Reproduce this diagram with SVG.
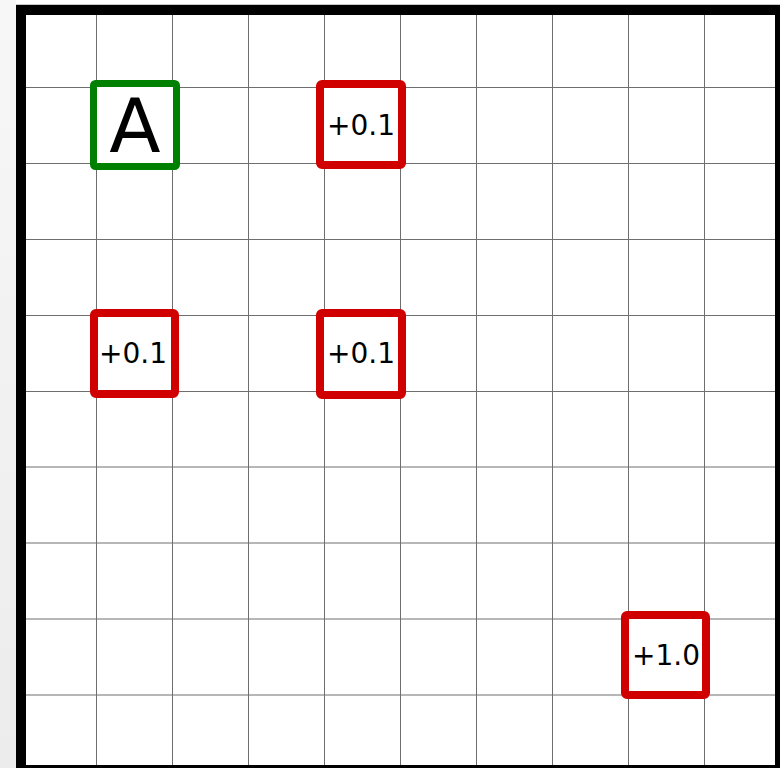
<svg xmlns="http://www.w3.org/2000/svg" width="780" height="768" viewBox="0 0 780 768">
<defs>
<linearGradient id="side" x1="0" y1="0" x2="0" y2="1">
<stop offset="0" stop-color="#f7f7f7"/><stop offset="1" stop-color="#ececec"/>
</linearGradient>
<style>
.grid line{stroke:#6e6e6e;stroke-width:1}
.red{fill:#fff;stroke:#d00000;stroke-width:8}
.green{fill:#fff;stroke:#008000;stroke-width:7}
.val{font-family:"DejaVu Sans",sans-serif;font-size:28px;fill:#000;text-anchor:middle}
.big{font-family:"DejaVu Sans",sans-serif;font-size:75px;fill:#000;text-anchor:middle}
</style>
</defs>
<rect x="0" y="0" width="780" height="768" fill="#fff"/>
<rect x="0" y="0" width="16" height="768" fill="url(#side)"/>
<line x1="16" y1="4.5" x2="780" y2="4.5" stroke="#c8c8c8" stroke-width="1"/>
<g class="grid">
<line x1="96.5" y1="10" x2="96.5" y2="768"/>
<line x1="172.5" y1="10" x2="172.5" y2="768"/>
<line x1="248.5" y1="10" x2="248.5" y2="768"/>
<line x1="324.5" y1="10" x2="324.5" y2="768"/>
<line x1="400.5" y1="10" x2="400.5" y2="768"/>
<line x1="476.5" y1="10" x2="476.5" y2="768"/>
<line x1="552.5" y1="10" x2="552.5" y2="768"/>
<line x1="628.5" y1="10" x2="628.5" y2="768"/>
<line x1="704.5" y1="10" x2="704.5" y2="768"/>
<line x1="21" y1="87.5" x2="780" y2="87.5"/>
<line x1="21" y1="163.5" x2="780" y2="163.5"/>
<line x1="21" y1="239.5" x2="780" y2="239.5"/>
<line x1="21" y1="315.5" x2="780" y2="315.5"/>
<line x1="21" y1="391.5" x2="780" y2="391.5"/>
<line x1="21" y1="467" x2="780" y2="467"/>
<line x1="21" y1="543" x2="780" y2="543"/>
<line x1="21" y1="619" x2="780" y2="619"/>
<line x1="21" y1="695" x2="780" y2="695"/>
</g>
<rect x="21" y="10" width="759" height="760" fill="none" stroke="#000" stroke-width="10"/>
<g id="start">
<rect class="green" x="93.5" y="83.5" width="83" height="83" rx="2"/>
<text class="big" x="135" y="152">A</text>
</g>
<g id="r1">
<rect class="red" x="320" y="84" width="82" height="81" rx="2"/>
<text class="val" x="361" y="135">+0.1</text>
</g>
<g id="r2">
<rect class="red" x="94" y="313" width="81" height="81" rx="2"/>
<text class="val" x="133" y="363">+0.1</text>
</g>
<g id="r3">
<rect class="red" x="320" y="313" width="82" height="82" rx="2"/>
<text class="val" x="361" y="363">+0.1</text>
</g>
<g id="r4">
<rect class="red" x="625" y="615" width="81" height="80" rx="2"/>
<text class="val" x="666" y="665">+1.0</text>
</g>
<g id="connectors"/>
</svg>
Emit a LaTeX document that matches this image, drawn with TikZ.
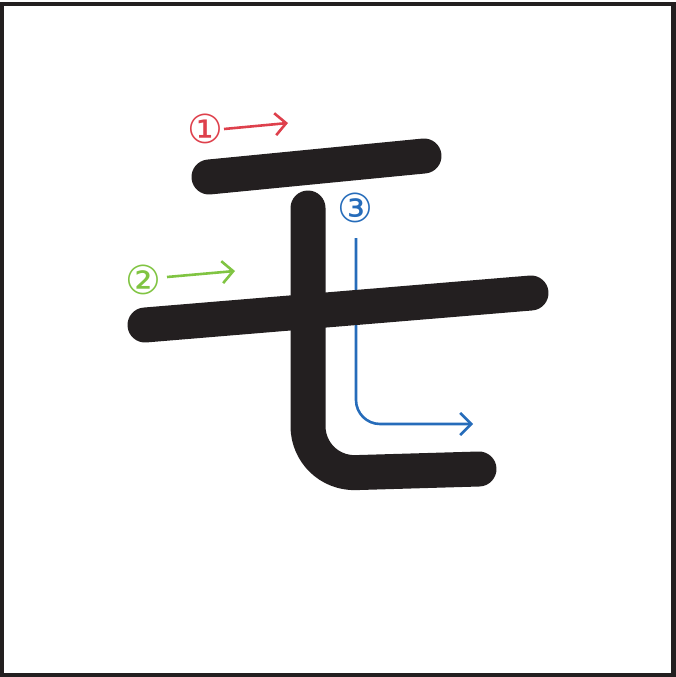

..........

Task to complete — Copy each line of the preceding data that contains the string "with".

Result —
Reproduce this diagram with SVG.
Emit a LaTeX document that matches this image, drawn with TikZ.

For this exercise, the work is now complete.